I was chatting with someone about movies one day, and our conversation turned to film Les Miserables. “Javert is so stupid,” this person declared. “Valjean lets him go free and all of a sudden he has to go kill himself.” We both had to get going with our day, but I was shocked after reflecting on the conversation to think that someone could completely miss one of the most significant aspects of this film.
The tension between police inspector Javert and the fugitive Jean Valjean represents an epic battle between grace and law. The question is not how Valjean could dodge the police by escaping from town to town like my friend expected from him. The real drama is what happens when the story throws these two characters against each other again and again. After all, what are the chances that two men in France would meet so often?
You cannot outrun some problems in life. Jean Valjean is indeed guilty despite his intentions. He did steal the loaf of bread. Though we may think it of little significance, it makes no difference in the eyes of the law. However, he receives forgiveness from a bishop and then attempts to show mercy and kindness to others throughout the rest of his life.
Javert on the other hand sings about his moral uprightness as he paces the edge of a high stone tower. When Valjean spares Javert’s life, the power of Javert’s legalism ends in debt to mercy. “There is nothing on earth that we share / It is either Valjean or Javert,” he sings. The lyric and melodic similarities between the two characters are excellent. Valjean stares into the void of his own sin and finds new life. Javert does the same and finds death. That is what the story is about, and THAT is the same message Christians should be working to convey.

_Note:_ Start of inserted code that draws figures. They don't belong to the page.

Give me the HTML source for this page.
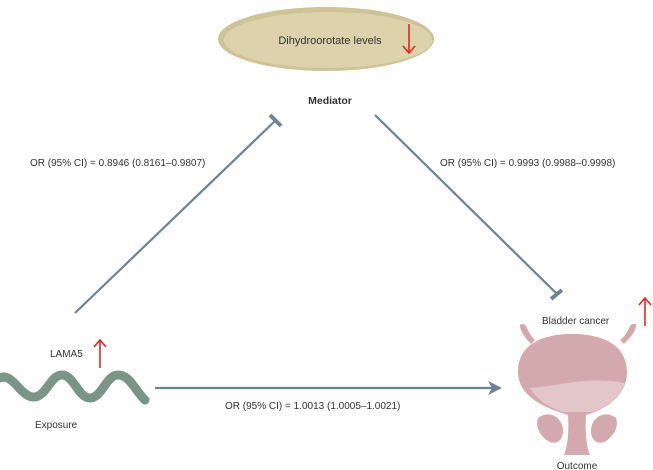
<!DOCTYPE html>
<html><head><style>body{margin:0;background:#fff}svg{display:block;font-family:"Liberation Sans",sans-serif}</style></head><body>
<svg width="653" height="470" viewBox="0 0 653 470">
<ellipse cx="326" cy="39" rx="108" ry="32" fill="#cdc397"/>
<ellipse cx="328" cy="40" rx="104" ry="28" fill="#dcd3ac"/>
<text x="330" y="44" font-size="11" text-anchor="middle" fill="#333">Dihydroorotate levels</text>
<line x1="409" y1="24" x2="409" y2="53" stroke="#e52521" stroke-width="1.6"/>
<polyline points="403,46 409,53 415,46" fill="none" stroke="#e52521" stroke-width="1.6"/>
<text x="330" y="104" font-size="10.5" font-weight="bold" text-anchor="middle" fill="#333">Mediator</text>
<g stroke="#6b8595" stroke-width="2.2">
<line x1="75" y1="313" x2="276" y2="120"/>
<line x1="270" y1="115" x2="281" y2="126" stroke-width="4"/>
<line x1="375" y1="115" x2="557" y2="294"/>
<line x1="551" y1="299" x2="562" y2="290" stroke-width="4"/>
<line x1="155" y1="388" x2="495" y2="388"/>
</g>
<polygon points="502,388 488,381 492,388 488,395" fill="#6b8595"/>
<text x="30" y="166" font-size="10" fill="#333">OR (95% CI) = 0.8946 (0.8161–0.9807)</text>
<text x="440" y="166" font-size="10" fill="#333">OR (95% CI) = 0.9993 (0.9988–0.9998)</text>
<text x="225" y="409" font-size="10" fill="#333">OR (95% CI) = 1.0013 (1.0005–1.0021)</text>
<path d="M0,378 C12,372 20,396 33,397 C46,398 50,375 62,375 C74,375 78,398 90,398 C102,398 106,375 118,375 C130,375 136,392 145,400" fill="none" stroke="#7b9488" stroke-width="9" stroke-linecap="round"/>
<text x="50" y="357" font-size="10" fill="#333">LAMA5</text>
<line x1="100" y1="340" x2="100" y2="368" stroke="#e52521" stroke-width="1.6"/>
<polyline points="94,347 100,340 106,347" fill="none" stroke="#e52521" stroke-width="1.6"/>
<text x="35" y="428" font-size="10" fill="#333">Exposure</text>
<text x="542" y="324" font-size="10" fill="#333">Bladder cancer</text>
<line x1="645" y1="298" x2="645" y2="326" stroke="#e52521" stroke-width="1.6"/>
<polyline points="639,305 645,298 651,305" fill="none" stroke="#e52521" stroke-width="1.6"/>
<g fill="#d4a9ad">
<path d="M520,327 C519,323 524,323 526,326 C529,333 532,337 535,340 L531,344 C527,340 522,334 520,327Z"/>
<path d="M636,327 C637,323 632,323 630,326 C627,333 624,337 620,340 L624,344 C628,340 634,334 636,327Z"/>
<path d="M572,334 C610,334 627,350 627,372 C627,394 610,406 592,413 L586,415 C585,430 586,445 590,455 L564,455 C568,445 569,430 568,415 L562,413 C540,406 518,394 518,372 C518,350 534,334 572,334Z"/>
<path d="M538,418 C548,410 562,416 563,430 C563,442 555,445 548,441 C540,436 535,426 538,418Z"/>
<path d="M616,418 C606,410 592,416 591,430 C591,442 599,445 606,441 C614,436 619,426 616,418Z"/>
</g>
<path d="M530,388 C560,386 585,376 625,383 C622,396 608,406 592,412 L562,412 C547,406 535,398 530,388Z" fill="#e3c6c8"/>
<text x="577" y="469" font-size="10" text-anchor="middle" fill="#333">Outcome</text>
</svg>
</body></html>
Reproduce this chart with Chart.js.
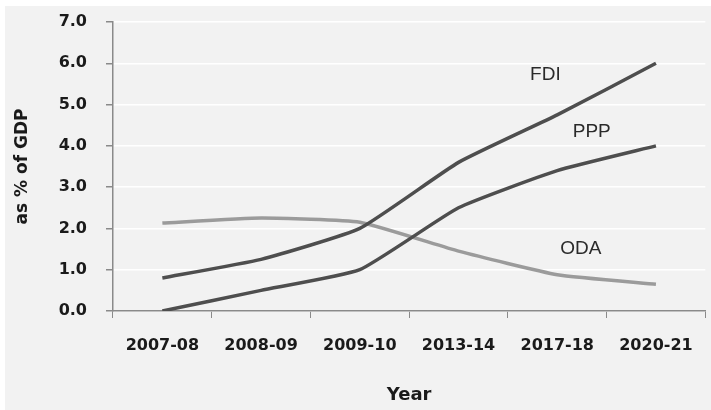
<!DOCTYPE html>
<html>
<head>
<meta charset="utf-8">
<script src="https://cdn.jsdelivr.net/npm/chart.js@4.4.1/dist/chart.umd.min.js"></script>
<style>
  html, body { margin: 0; padding: 0; background: #ffffff; }
  canvas { display: block; }
</style>
</head>
<body>
<canvas id="c" width="711" height="410"></canvas>
<script>
const categories = ['2007-08', '2008-09', '2009-10', '2013-14', '2017-18', '2020-21'];
const fdiValues = [0.8, 1.25, 2.0, 3.6, 4.75, 6.0];
const pppValues = [0.0, 0.5, 1.0, 2.5, 3.4, 4.0];
const odaValues = [2.13, 2.25, 2.15, 1.45, 0.88, 0.65];
const yTickLabels = ['0.0', '1.0', '2.0', '3.0', '4.0', '5.0', '6.0', '7.0'];
const seriesLabels = [
  { text: 'FDI', x: 3.88, y: 5.71 },
  { text: 'PPP', x: 4.35, y: 4.33 },
  { text: 'ODA', x: 4.24, y: 1.5 }
];

const bgPlugin = {
  id: 'bg',
  beforeDraw(chart) {
    const ctx = chart.ctx;
    ctx.save();
    ctx.fillStyle = '#ffffff';
    ctx.fillRect(0, 0, chart.width, chart.height);
    ctx.fillStyle = '#f2f2f2';
    ctx.fillRect(5, 6, chart.width - 5, chart.height - 6);
    ctx.restore();
  }
};

const labelPlugin = {
  id: 'seriesText',
  afterDatasetsDraw(chart) {
    const ctx = chart.ctx;
    const xs = chart.scales.x, ys = chart.scales.y;
    ctx.save();
    ctx.font = '19px "Liberation Sans", Arial, sans-serif';
    ctx.fillStyle = '#2a2a2a';
    ctx.textAlign = 'center';
    ctx.textBaseline = 'middle';
    seriesLabels.forEach(l => {
      ctx.fillText(l.text, xs.getPixelForValue(l.x), ys.getPixelForValue(l.y));
    });
    ctx.restore();
  }
};

const lineStyle = { borderWidth: 3.5, pointRadius: 0, tension: 0.15, fill: false };

new Chart(document.getElementById('c'), {
  type: 'line',
  data: {
    labels: categories,
    datasets: [
      Object.assign({ label: 'FDI', data: fdiValues, borderColor: '#4e4e4e' }, lineStyle),
      Object.assign({ label: 'PPP', data: pppValues, borderColor: '#4e4e4e' }, lineStyle),
      Object.assign({ label: 'ODA', data: odaValues, borderColor: '#9b9b9b' }, lineStyle)
    ]
  },
  options: {
    responsive: false,
    animation: false,
    devicePixelRatio: 1,
    layout: { padding: { top: 22, right: 4, left: 0, bottom: 0 } },
    plugins: { legend: { display: false }, tooltip: { enabled: false } },
    scales: {
      x: {
        type: 'category',
        offset: true,
        grid: { display: true, drawOnChartArea: false, drawTicks: true, tickLength: 7, tickColor: '#8a8a8a', offset: true },
        border: { display: true, color: '#8a8a8a', width: 1.5 },
        ticks: { color: '#1a1a1a', font: { family: '"DejaVu Sans", sans-serif', size: 16, weight: 'bold' }, padding: 18, maxRotation: 0, autoSkip: false },
        title: { display: true, text: 'Year', color: '#1a1a1a', font: { family: '"DejaVu Sans", sans-serif', size: 18, weight: 'bold' }, padding: { top: 4, bottom: 4 } },
        afterFit(s) { s.height = 99; }
      },
      y: {
        min: 0, max: 7,
        grid: { color: '#ffffff', lineWidth: 1.5, tickLength: 7, tickColor: '#8a8a8a', drawTicks: true },
        border: { display: true, color: '#8a8a8a', width: 1.5 },
        ticks: {
          stepSize: 1,
          color: '#1a1a1a',
          padding: 19,
          font: { family: '"DejaVu Sans", sans-serif', size: 16, weight: 'bold' },
          callback: (v, i) => yTickLabels[i]
        },
        title: { display: true, text: 'as % of GDP', color: '#1a1a1a', font: { family: '"DejaVu Sans", sans-serif', size: 17, weight: 'bold' }, padding: { top: 12, bottom: 4 } },
        afterFit(s) { s.width = 113; s.paddingTop = 4; s.paddingBottom = 4; }
      }
    }
  },
  plugins: [bgPlugin, labelPlugin]
});
</script>
</body>
</html>
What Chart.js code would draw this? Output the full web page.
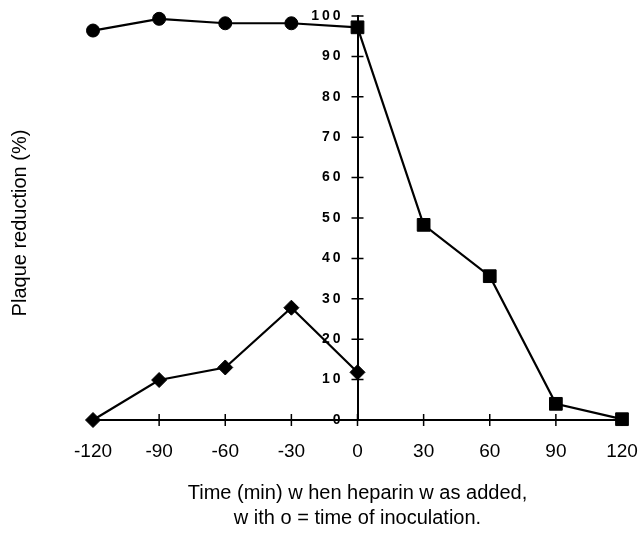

Les Miserables brought in over 400 million worldwide at the box office. People undoubtedly went to see the film, but did they see the real significance? I’m not saying that we should take 6-10 year-olds to dark and weighty movies, but we shouldn’t try to sanitize culture at large. Perhaps the problem is not entirely the producers, but with us the consumers as well. We miss the opportunities right in front of us where faith and the real world actually engage. Movies like Les Miserables provide a natural opportunity to start a conversation of grace. With a great story, people might actually be willing to listen.